Extract the complete listing and output it unchanged.

===== DATA BLOCK =====

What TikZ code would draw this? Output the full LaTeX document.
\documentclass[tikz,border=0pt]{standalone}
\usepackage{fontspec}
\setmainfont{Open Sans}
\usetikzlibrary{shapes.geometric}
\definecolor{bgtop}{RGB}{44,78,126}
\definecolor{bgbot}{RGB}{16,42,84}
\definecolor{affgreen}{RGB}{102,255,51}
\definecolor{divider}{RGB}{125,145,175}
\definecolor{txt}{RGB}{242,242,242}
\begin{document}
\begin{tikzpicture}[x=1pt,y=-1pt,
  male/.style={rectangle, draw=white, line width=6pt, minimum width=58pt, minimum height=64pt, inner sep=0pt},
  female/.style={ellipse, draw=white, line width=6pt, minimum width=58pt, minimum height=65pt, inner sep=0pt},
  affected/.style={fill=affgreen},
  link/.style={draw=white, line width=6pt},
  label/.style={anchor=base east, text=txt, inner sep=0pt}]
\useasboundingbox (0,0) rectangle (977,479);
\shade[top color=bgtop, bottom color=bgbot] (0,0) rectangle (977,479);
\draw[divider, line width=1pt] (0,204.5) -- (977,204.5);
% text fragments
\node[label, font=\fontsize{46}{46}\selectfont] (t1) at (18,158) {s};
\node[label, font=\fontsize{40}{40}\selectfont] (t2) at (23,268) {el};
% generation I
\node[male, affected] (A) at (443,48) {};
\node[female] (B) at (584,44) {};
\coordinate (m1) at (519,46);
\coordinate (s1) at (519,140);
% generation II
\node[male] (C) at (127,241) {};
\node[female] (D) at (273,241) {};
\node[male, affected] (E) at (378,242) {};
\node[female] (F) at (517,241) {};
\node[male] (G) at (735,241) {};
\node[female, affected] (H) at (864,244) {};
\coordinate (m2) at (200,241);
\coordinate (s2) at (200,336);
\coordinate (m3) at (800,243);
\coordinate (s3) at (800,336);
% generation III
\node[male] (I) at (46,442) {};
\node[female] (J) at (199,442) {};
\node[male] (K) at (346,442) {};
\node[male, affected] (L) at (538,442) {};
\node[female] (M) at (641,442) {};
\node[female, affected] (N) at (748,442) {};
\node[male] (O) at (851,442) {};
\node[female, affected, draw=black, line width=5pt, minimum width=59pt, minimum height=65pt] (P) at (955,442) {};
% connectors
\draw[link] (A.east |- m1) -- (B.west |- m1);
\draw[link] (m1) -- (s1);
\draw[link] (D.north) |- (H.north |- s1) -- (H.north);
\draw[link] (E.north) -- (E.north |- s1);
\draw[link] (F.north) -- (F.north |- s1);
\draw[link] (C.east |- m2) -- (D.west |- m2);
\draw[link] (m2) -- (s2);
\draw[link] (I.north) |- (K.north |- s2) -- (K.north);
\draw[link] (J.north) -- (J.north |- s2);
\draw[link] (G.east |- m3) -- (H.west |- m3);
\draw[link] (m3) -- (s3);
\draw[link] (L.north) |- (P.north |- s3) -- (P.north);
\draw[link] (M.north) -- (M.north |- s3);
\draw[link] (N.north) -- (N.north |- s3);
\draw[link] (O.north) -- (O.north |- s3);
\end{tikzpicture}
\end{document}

=====

**ANSWER IN FULL**
What TikZ code would draw this? Output the full LaTeX document.
\documentclass[tikz,border=0pt]{standalone}
\usepackage{fontspec}
\setmainfont{Open Sans}
\usetikzlibrary{shapes.geometric}
\definecolor{bgtop}{RGB}{44,78,126}
\definecolor{bgbot}{RGB}{16,42,84}
\definecolor{affgreen}{RGB}{102,255,51}
\definecolor{divider}{RGB}{125,145,175}
\definecolor{txt}{RGB}{242,242,242}
\begin{document}
\begin{tikzpicture}[x=1pt,y=-1pt,
  male/.style={rectangle, draw=white, line width=6pt, minimum width=58pt, minimum height=64pt, inner sep=0pt},
  female/.style={ellipse, draw=white, line width=6pt, minimum width=58pt, minimum height=65pt, inner sep=0pt},
  affected/.style={fill=affgreen},
  link/.style={draw=white, line width=6pt},
  label/.style={anchor=base east, text=txt, inner sep=0pt}]
\useasboundingbox (0,0) rectangle (977,479);
\shade[top color=bgtop, bottom color=bgbot] (0,0) rectangle (977,479);
\draw[divider, line width=1pt] (0,204.5) -- (977,204.5);
% text fragments
\node[label, font=\fontsize{46}{46}\selectfont] (t1) at (18,158) {s};
\node[label, font=\fontsize{40}{40}\selectfont] (t2) at (23,268) {el};
% generation I
\node[male, affected] (A) at (443,48) {};
\node[female] (B) at (584,44) {};
\coordinate (m1) at (519,46);
\coordinate (s1) at (519,140);
% generation II
\node[male] (C) at (127,241) {};
\node[female] (D) at (273,241) {};
\node[male, affected] (E) at (378,242) {};
\node[female] (F) at (517,241) {};
\node[male] (G) at (735,241) {};
\node[female, affected] (H) at (864,244) {};
\coordinate (m2) at (200,241);
\coordinate (s2) at (200,336);
\coordinate (m3) at (800,243);
\coordinate (s3) at (800,336);
% generation III
\node[male] (I) at (46,442) {};
\node[female] (J) at (199,442) {};
\node[male] (K) at (346,442) {};
\node[male, affected] (L) at (538,442) {};
\node[female] (M) at (641,442) {};
\node[female, affected] (N) at (748,442) {};
\node[male] (O) at (851,442) {};
\node[female, affected, draw=black, line width=5pt, minimum width=59pt, minimum height=65pt] (P) at (955,442) {};
% connectors
\draw[link] (A.east |- m1) -- (B.west |- m1);
\draw[link] (m1) -- (s1);
\draw[link] (D.north) |- (H.north |- s1) -- (H.north);
\draw[link] (E.north) -- (E.north |- s1);
\draw[link] (F.north) -- (F.north |- s1);
\draw[link] (C.east |- m2) -- (D.west |- m2);
\draw[link] (m2) -- (s2);
\draw[link] (I.north) |- (K.north |- s2) -- (K.north);
\draw[link] (J.north) -- (J.north |- s2);
\draw[link] (G.east |- m3) -- (H.west |- m3);
\draw[link] (m3) -- (s3);
\draw[link] (L.north) |- (P.north |- s3) -- (P.north);
\draw[link] (M.north) -- (M.north |- s3);
\draw[link] (N.north) -- (N.north |- s3);
\draw[link] (O.north) -- (O.north |- s3);
\end{tikzpicture}
\end{document}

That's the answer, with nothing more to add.